1.  Gabriel Landeskog (24)

The only repeat offender on this list from 2017-18, Landeskog took his 2017-18 season and built on it. His goals (34), assists (41), points (75), point pace (1.03 pts/g), shots (243), and power play points (26) were all career highs, eclipsing many of the career highs he set in 2017-18.


Like with Gaudreau we see a career high in goals, accompanied with a career high in shots. His shooting percentage is still a touch high (14%), but he still has a 13.5% plus shooting percentage in two of his last three seasons. Unlike with Gaudreau, his increases in power play points and shots come with increases in power play time (up to over four minutes per game) and in time on ice (over 21 minutes a game).
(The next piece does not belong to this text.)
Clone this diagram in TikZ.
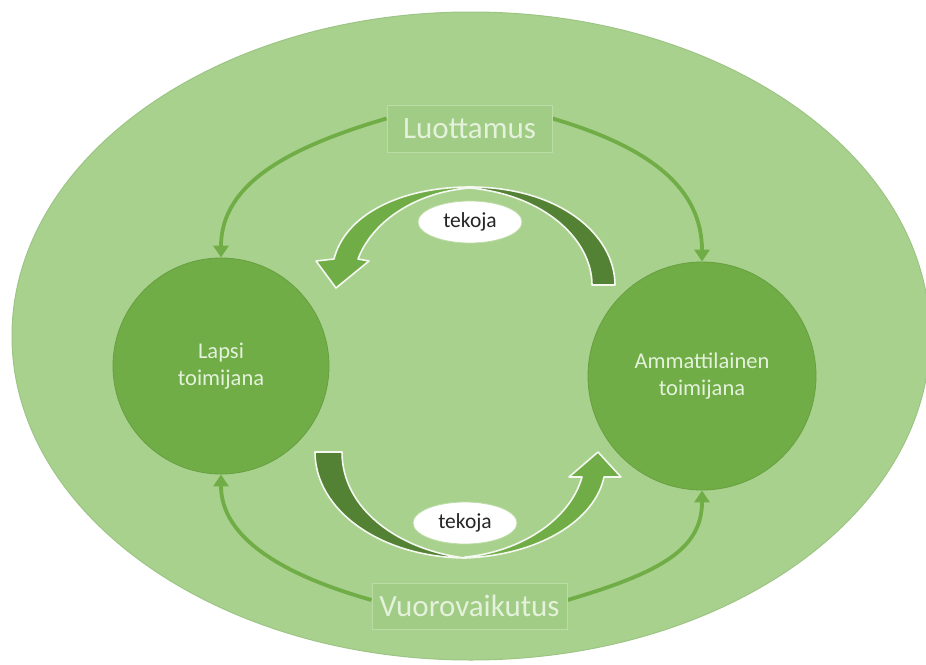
\documentclass[tikz,border=0pt]{standalone}
\usepackage{fontspec}
\setmainfont{Carlito}
\usetikzlibrary{arrows.meta,shapes.geometric}
\pgfdeclarelayer{bglayer}
\pgfsetlayers{bglayer,main}
\definecolor{bgell}{HTML}{A9D18E}
\definecolor{bgedge}{HTML}{9CC483}
\definecolor{cgreen}{HTML}{70AD47}
\definecolor{cedge}{HTML}{66A040}
\definecolor{dgreen}{HTML}{548235}
\definecolor{boxfill}{HTML}{A1CC85}
\definecolor{boxedge}{HTML}{BCDCA6}
\definecolor{paletxt}{HTML}{E4F1DB}
\definecolor{darktxt}{HTML}{262626}
\begin{document}
\begin{tikzpicture}[x=1pt,y=-1pt,
  actor/.style={circle, fill=cgreen, draw=cedge, line width=0.8pt, text=paletxt,
    align=center, font=\fontsize{22.5}{27}\selectfont, inner sep=0pt},
  lbl/.style={rectangle, fill=boxfill, draw=boxedge, line width=1pt, text=paletxt,
    font=\fontsize{31}{34}\selectfont, inner sep=0pt},
  tek/.style={ellipse, fill=white, draw=boxedge, line width=0.8pt, text=darktxt,
    font=\fontsize{21.5}{25}\selectfont, minimum width=104pt, minimum height=42pt, inner sep=0pt},
  conn/.style={draw=cgreen, line width=3.8pt, -{Triangle[width=15pt,length=12pt]}},
  blockarrow/.style={draw=white!92!cgreen, line width=1.6pt, line join=round}]
\useasboundingbox (0,0) rectangle (926,664);
\clip (0,0) rectangle (926,664);
\begin{pgfonlayer}{bglayer}
\fill[white] (0,0) rectangle (926,664);
\filldraw[fill=bgell, draw=bgedge, line width=1pt] (471,336) ellipse [x radius=459, y radius=324];
\end{pgfonlayer}

% nodes
\node[actor, minimum size=216pt] (lapsi) at (221,366) {Lapsi\\toimijana};
\node[actor, minimum size=228pt] (amm) at (702,376) {Ammattilainen\\toimijana};
\node[lbl, minimum width=165pt, minimum height=47pt] (lu) at (469.5,128.5) {Luottamus};
\node[lbl, minimum width=195pt, minimum height=46pt] (vu) at (469.5,606) {Vuorovaikutus};

% connectors (under the label boxes)
\begin{pgfonlayer}{bglayer}
\draw[conn] ([yshift=10pt]lu.west) .. controls +(-95,28) and +(0,-75) .. (lapsi.north);
\draw[conn] ([yshift=10pt]lu.east) .. controls +(95,28) and +(0,-75) .. (amm.north);
\draw[conn] ([yshift=6pt]vu.west) .. controls +(-92,-26) and +(0,62) .. (lapsi.south);
\draw[conn] ([yshift=6pt]vu.east) .. controls +(95,-28) and +(0,58) .. (amm.south);
\end{pgfonlayer}

% top curved block arrow
\filldraw[blockarrow, fill=dgreen] (470,187) .. controls (560,187) and (615,235) .. (615,285)
  -- (592,285) .. controls (592,240) and (545,195) .. (470,188) -- cycle;
\filldraw[blockarrow, fill=cgreen] (470,187) .. controls (400,187) and (345,215) .. (334,259)
  -- (316,261) -- (336,288) -- (369,261) -- (358,259)
  .. controls (372,222) and (415,192) .. (470,188) -- cycle;

% bottom curved block arrow
\filldraw[blockarrow, fill=dgreen] (315,452) .. controls (315,510) and (380,557) .. (465,558)
  .. controls (400,550) and (342,510) .. (342,452) -- cycle;
\filldraw[blockarrow, fill=cgreen] (465,558) .. controls (540,555) and (595,520) .. (604,477)
  -- (621,477) -- (598,452) -- (569,477) -- (582,477)
  .. controls (570,520) and (520,552) .. (465,557) -- cycle;

\node[tek] (t1) at (470,222) {tekoja};
\node[tek] (t2) at (465,523) {tekoja};
\end{tikzpicture}
\end{document}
Those increases make the production seem more sustainable, as does his 5-on-5 shooting percentage, which was 8.58%, significantly normal.


Landeskog spent most of his ice time with Mikko Rantanen and Nathan MacKinnon both at even strength and on the power play. It was worth paying attention to as Colorado split up the trio several times throughout the year to try and spread the offense, but at the end of the day the juggling did not seem to impact him as Landeskog stuck with either MacKinnon or Rantanen and had a career year.


If your league doesn’t value hits, then you clearly should be drafting Gaudreau before Landeskog, but if hits are included, I love what Landeskog has been doing. He provides a ton of value across the board and as long as he is getting some time with Mackinnon or Rantanen it looks like he can keep it up. Maybe that shooting percentage drops a bit and he misses out on a few goals, or on a few power play points but he appears to be completely worth the cost at this point.


Bubble Players (just missed a top ranking):

Matthew Tkachuk (68) had a career season in every single category. He saw increases in deployment both at even strength and on the power play and totaled 77 points in 80 games. His personal shooting percentage was a touch high, but as a long as he keeps getting that top deployment, particularly on the power play, it looks like he can keep up 2018-19’s pace. 


Notable Absences:

Jamie Benn (102), and Jonathan Marchessault (92), 2017-18’s top two left wings certainly fell off the pace in 2018-19. Marchessault actually kept more value falling to only the 6th most valuable left wing, but Benn fell down to 10th. Marchessault had a bit of regression coming after Vegas’ wild inaugural season, but not this much. It looks like his 58 point season could be due for some positive regression in 2019-20. Benn is a slightly more complicated story. His 53 point season actually looks a lot more sustainable than we might like as his dip in point production comes with a loss of time on ice, power play time, and shots. He still should rebound, but without changes in deployment, he might be short of the point per game player he used to be.


Surprising Value:


Drafted an average of 216th overall (reminder: a standard 12 team, 16 player league drafts 192 players), Timo Meier provided a ton of value. He finished the season as the 96th ranked player, and 9th ranked left wing. Benn, who ranked just behind him as the 10th ranked wing was drafted 21st overall. Meier almost doubled his point production from 2017-18. He saw a great increase in deployment, but there are some warning signs. He has had a short career thus far, so we only have a small size to compare to, but it is possible we see a bit of a regression from Meier in 2019-20.